An article in U. S. Catholic echoes Garry Wills' point: "There can also be no doubt that it is long past time to have a truly open discussion about mandatory celibacy, one long requested by the bishops of the developing world and by many preists who are questioning the direct link between their ministry and that 1000-year old discipline."
Can the Roman Catholic church reverse itself like that? I just don't know. I don't know how any church does. When my denomination tried to take a more tolerant view of the place of women in church office, we lost thousands. When our little congregation tried it, we lost dozens. Change doesn't come easily.
Can the church change? I don't know.
I'm not a Catholic. I've no place in that particular argument, but I'm interested in the politics somehow, in the route good, well-meaning people can or cannot take when canon law or centuries-old traditions run up against a clearly changing society.
And we are changing. Hanna Rosen's cover story, "The End of Men," in the new Atlantic makes very clear that immense change is happening all around, for men and women. Put succinctly, it's becoming a woman's world. We've lost of millions of jobs that require male bulk and strength--factory jobs, farm jobs--jobs associated with smokestacks and greasy fingernails, jobs at which men have a leg up. New jobs in the information age don't favor the male of the species. That's a fact. It's not hard to imagine a world in which men will become vastly less important. In a way, we've already arrived. Look at Sarah Palin--and the particular political persuasion of those who thinks she's viable as a Presidential candidate. In 2008, we could easily have had a woman candidate for President; we had one for VP.
My father-in-law watched his father plow with horses when he was a boy. He claims that in his life he's seen unbelievable change. So have I--but not in technology. I grew up with a TV and airlines. We always had a car. If I think about change in my life, I think the most significant change is that which has occured within the lives of women. We no longer live in a Leave it to Beaver world.
How does a church that wants to remain faithful to God find its way in a world that's changing? That's the question. What does it mean to be faithful? Roman Catholics are going to have to continue to ask and answer that question in an uncertain future, their own immediate past morally soiled by a doctrinal stance that looks more and more archaic in a world in which its rulings not only make no sense but have actually injured that church's own standing with the people it's meant to serve.

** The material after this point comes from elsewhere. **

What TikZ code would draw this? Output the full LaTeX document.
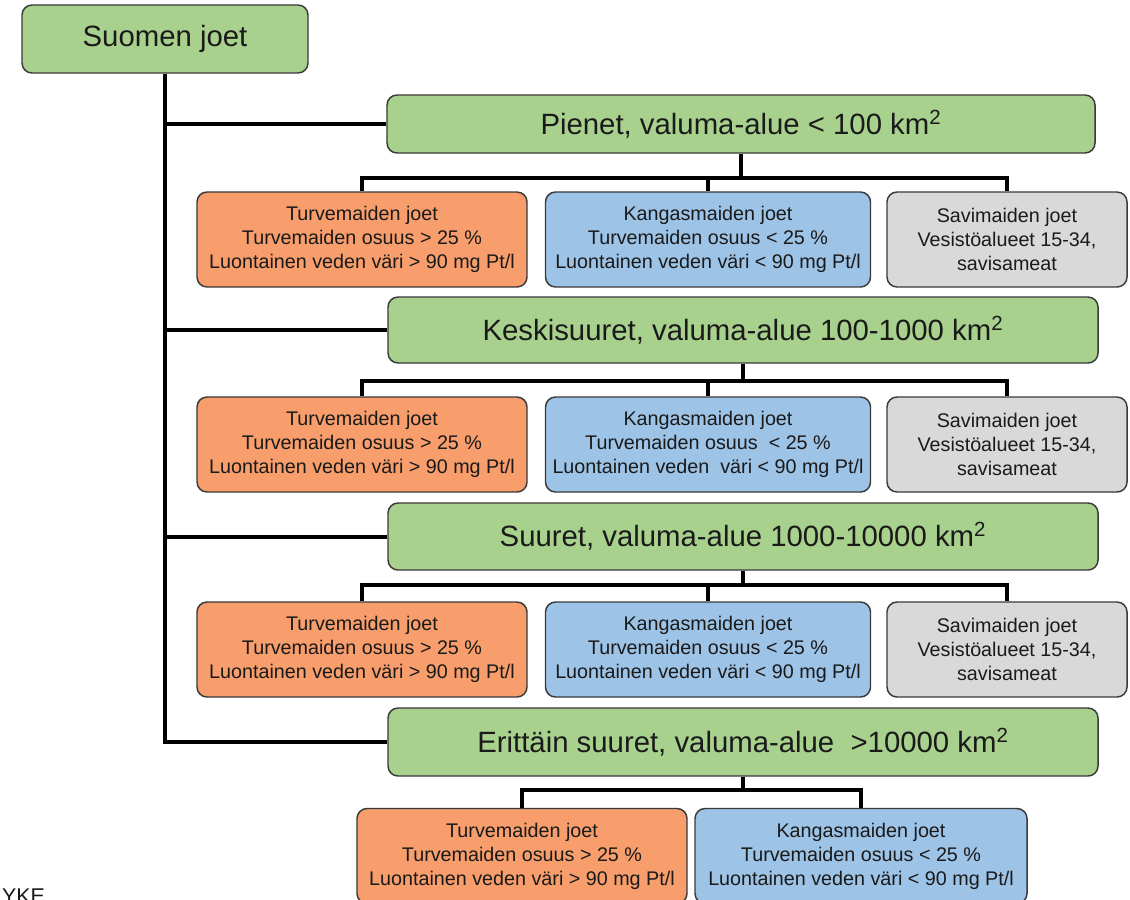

It seems to me that even those denominations whose righteousness, their fidelity to scripture is, in thier minds, illustrated most clearly in their insistence that men run the church are also going to have to change. Somehow. What's happening outside the sanctuary is undeniable: in 1970, women contributed 2 to 6 percent of the family income, Atlantic says. Today, the typical working wife brings home 42.2 percent, and four in ten moms--many of them single mothers--are the primary breadwinners. Primary.
Truly orthodox fellowships can point at those stats and say that right there lies apostacy, right there lies evil. A world run by women is exactly what must be fought in God's own bride, the church. Okay, but methinks it's going to become harder and harder to make that argument.
Then again, maybe being faithful means keeping the good wife at home with the kids. But there are fewer and fewer of the old jobs for the old man to take. So even if you want to go back, even if you think it's scripturally mandated, it ain't going to be easy. Maybe Christians should all slowly fade into some bucolic, Amish way of life. Sure. I just doubt it's going to happen.
This denomination who thumbed us feels we have gone the way of all flesh because, among other criticisms, some of our churches have women preachers. That's why we're out, I guess.
It'll be interesting to see how they adjust to a new order. "Man has been the dominant sex since, well, the dawn of mankind. But for the first time," Ms. Hanna Rosin says, "that is changing--and with shocking speed."
She may be wrong, of course, but look at last week's elections.